Me encanta ver cómo, fanzine a fanzine, un autor va mejorando su técnica, puliendo su propio estilo y encontrando su voz personal. Esta es una de las maravillas de este formato, pues la libertad de edición permite vislumbrar cómo los inicios más mediocres —una mediocridad brillante al hacerse, precisamente, pública— mutan hacia ese punto genial en el que un autor se consolida y logra definir su obra.
Con todo esto quiero decir que no sé exactamente qué coño ha hecho Laura Endy, pero tanto sus dibujos como la composición de sus páginas han mejorado una barbaridad y han encontrado su propio estilo, más cercano al tradicional cómic underground americano o europeo. De esta forma, sus cómics se centran más en las historias y los personajes y se liberan de esa estética impostada con la que a veces acompañaba sus tebeos, con esos trazos y composiciones poco figurativos que la emparentaban con peña como Patrick Kyle o C. F. —autores que seguro que admira, como admiramos todos y que creaban un pastiche un poco extraño y poco creíble y, lo más jodido, poco sincero.

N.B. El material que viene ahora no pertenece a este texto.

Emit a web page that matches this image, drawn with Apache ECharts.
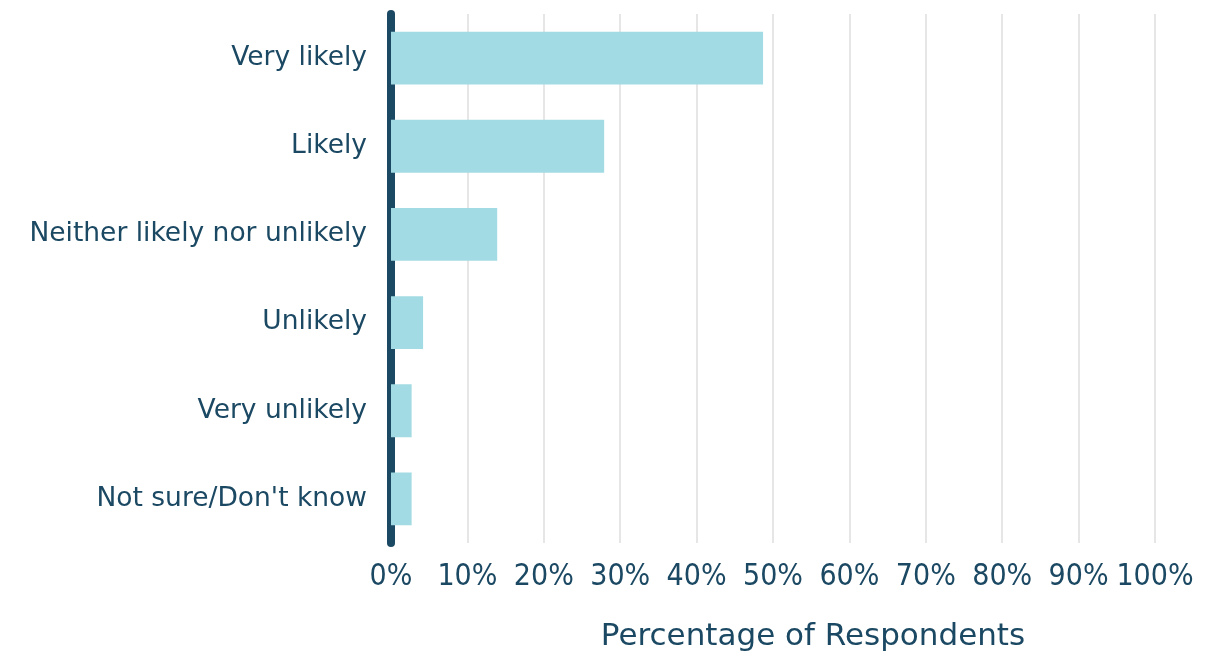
<!DOCTYPE html>
<html><head><meta charset="utf-8">
<script src="https://cdn.jsdelivr.net/npm/echarts@6/dist/echarts.min.js"></script>
<style>html,body{margin:0;padding:0;background:#fff}#c{width:1211px;height:657px}</style>
</head><body><div id="c"></div>
<script>
const categories = ["Very likely","Likely","Neither likely nor unlikely","Unlikely","Very unlikely","Not sure/Don't know"];
const values = [48.7, 27.9, 13.9, 4.2, 2.7, 2.7];
const xTicks = [0,10,20,30,40,50,60,70,80,90,100];
const xTitle = "Percentage of Respondents";
const dark = '#1b4862';
const chart = echarts.init(document.getElementById('c'));
chart.setOption({
  animation:false,
  grid:{left:391,right:56,top:14,bottom:109},
  xAxis:{type:'value',min:xTicks[0],max:xTicks[xTicks.length-1],interval:10,
    axisLine:{show:false},axisTick:{show:false},
    splitLine:{show:true,lineStyle:{color:'#e6e6e6',width:2}},
    axisLabel:{formatter:v=>v+'%',color:dark,fontFamily:'DejaVu Sans Condensed',fontSize:30,margin:19},
    name:xTitle,nameLocation:'middle',nameGap:78,
    nameTextStyle:{color:dark,fontFamily:'DejaVu Sans',fontSize:31,padding:[0,0,0,80]}},
  yAxis:{type:'category',data:categories,inverse:true,
    axisLine:{show:true,lineStyle:{color:dark,width:8,cap:'round'}},
    axisTick:{show:false},
    axisLabel:{color:dark,fontFamily:'DejaVu Sans',fontSize:26.5,margin:24}},
  series:[{type:'bar',data:values,barWidth:'60%',itemStyle:{color:'#a2dbe3'}}]
});
</script></body></html>
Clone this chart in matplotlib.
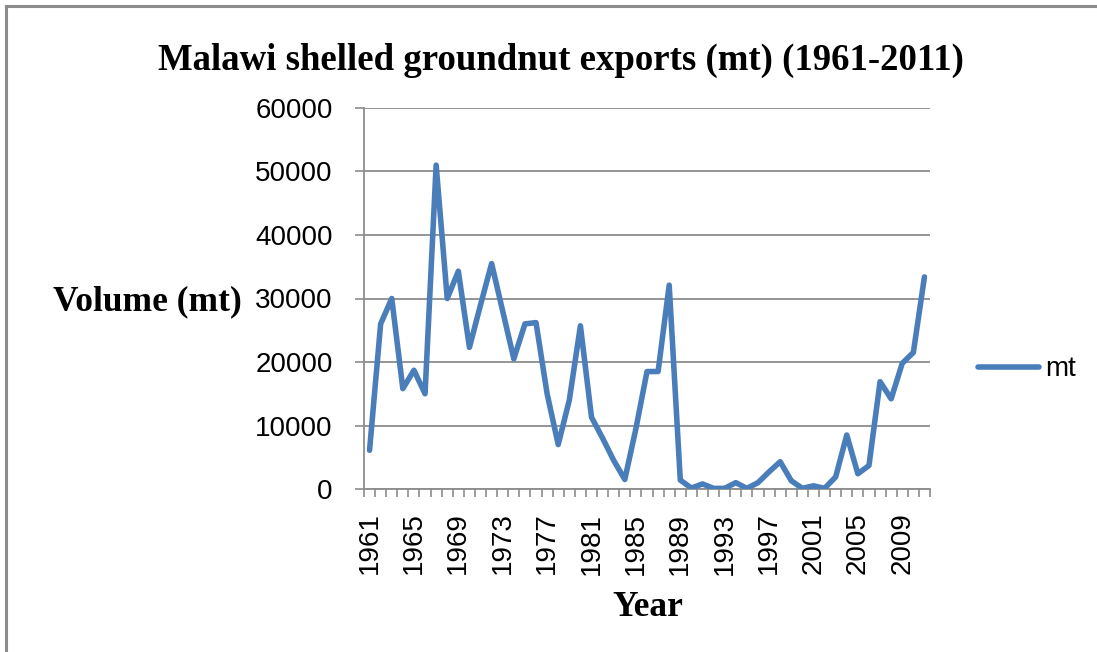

Todo eso se ha terminado y en sus nuevos cómics la narración coge más fuerza; Laura Endy concreta la propuesta formal hacia terrenos mucho más comedidos, pero también más efectivos. De todas formas, pese a no tener páginas con pretensiones estéticas, sus últimos fanzines desprenden una calidad gráfica sublime, cosa que sumada a la forma en la que narra sus historias —con la clásica organización en viñetas que avanzan de izquierda a derecha— genera una lectura agradable y envolvente. Joder, parezco un crítico de cómics real con toda esta mierda de texto que acabo de escribir.
En fin, seguid a Laura Endy porque cada día sus dibujos e historias son mejores y siempre nada en ese extraño mar de lo naïf y lo triste que tan bien logra reflejar.